Quatre mois après que ses présumés complices, Dmitry Rybolovlev et l’ancien procureur général de Monaco Jean-Pierre Dreno ont été innocentés par ce même tribunal, Tetiana Bersheda ressort donc blanchie. Il faut dire que, selon nos informations, le Parquet avait requis un non-lieu et la plaignante initiale, Tania Rappo, avait fini par retirer sa plainte… On rembobine.
Un dîner sur écoute
En janvier 2015, Dmitry Rybolovlev porte plainte pour escroquerie contre Yves Bouvier, à Monaco. Le 25 février, le marchand d’art est placé en garde à vue. Tout comme Tania Rappo, proche de la famille Rybolovlev et accusée par le Russe d’avoir profité de son rôle d’entremetteuse pour s’enrichir outre mesure sur ces ventes de tableaux. Tania Rappo estime alors être rattachée à ce conflit artificiellement, uniquement dans le but que l’affaire, qui verra des procédures naître de la Suisse à Singapour, soit arbitrée par la Justice monégasque.
Deux jours plus tôt, le 23 février 2015, Tetiana Bersheda, avait en fait profité d’un dîner organisé chez Dmitry Rybolovlev pour enregistrer Tania Rappo à son insu durant dix minutes, dans l’idée de prouver sa complicité avec Yves Bouvier.
En juillet 2015, Tania Rappo porte plainte pour atteinte à la vie privée. Un enregistrement clandestin pouvant être puni, selon l’article 308-2 du Code pénal, d’une peine d’emprisonnement de six mois à trois ans et d’une amende.
Naissait alors le deuxième volet de l’affaire Bouvier-Rybolovlev, après celui initial né de la plainte pour escroquerie déposé par Rybolovlev contre Bouvier.
Deux volets aujourd’hui bouclés puisque la Cour de révision de Monaco avait clos celui pour escroquerie dès 2020 et que, ce mardi, le tribunal correctionnel a mis fin à celui pour atteinte à la vie privée. Mais un troisième et dernier volet - le plus sulfureux - subsiste.
Alors juge d’instruction en Principauté, Édouard Levrault avait en effet demandé l’expertise de l’IPhone de Me Bersheda remis à la Sûreté publique...
Un dernier volet ouvert pour trafic d’influence
Or, le smartphone révélera des centaines de SMS échangés notamment avec des haut gradés de la police monégasque, laissant supposer des arrangements avec le clan Rybolovlev.
L’instruction a conduit à une série d’inculpations pour trafic d’influence et corruption passifs ou actifs, ainsi que pour violation du secret de l’instruction et/ou du secret professionnel au profit de Dmitriy Rybolovlev.
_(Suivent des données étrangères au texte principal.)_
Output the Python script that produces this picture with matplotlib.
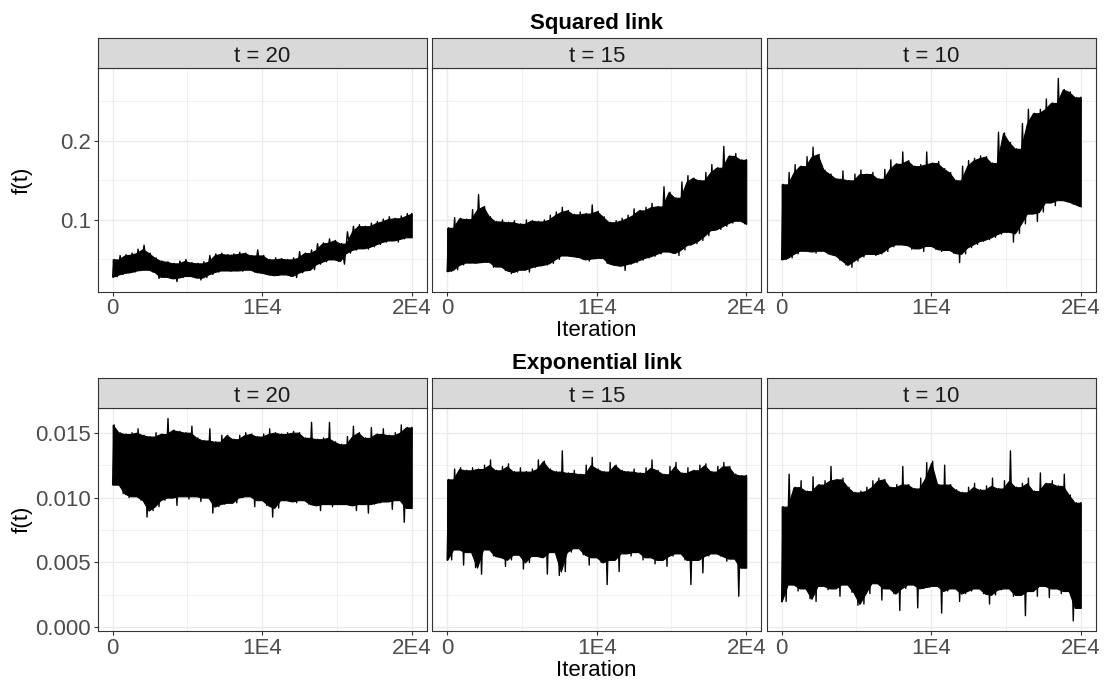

Parmi les inculpés : l’ex-directeur des Services judiciaires, Philippe Narmino, ainsi que son fils et son épouse ; Paul Masseron, ex-conseiller de gouvernement-ministre de l’Intérieur ; l’ancien patron de la Sûreté publique, Régis Asso ; deux haut gradés de la Sûreté publique, Christophe Haget et Frédéric Fusari, Dmitriy Rybolovlev et son avocate, Me Tetiana Bersheda.
Fin novembre 2023, l’instruction a été clôturée. Selon nos informations, les réquisitions du Parquet général ne sont pas attendues avant cet été.
La déclaration
"Par sa décision, le tribunal de Monaco a purement et simplement relaxé Tetiana Bersheda des faits d’atteinte à la vie privée qu’elle a toujours contestés depuis le premier jour", Sébastien Schapira, avocat au barreau de Paris et conseil de Me Tetiana Bersheda, sollicité ce mardi par Monaco-Matin.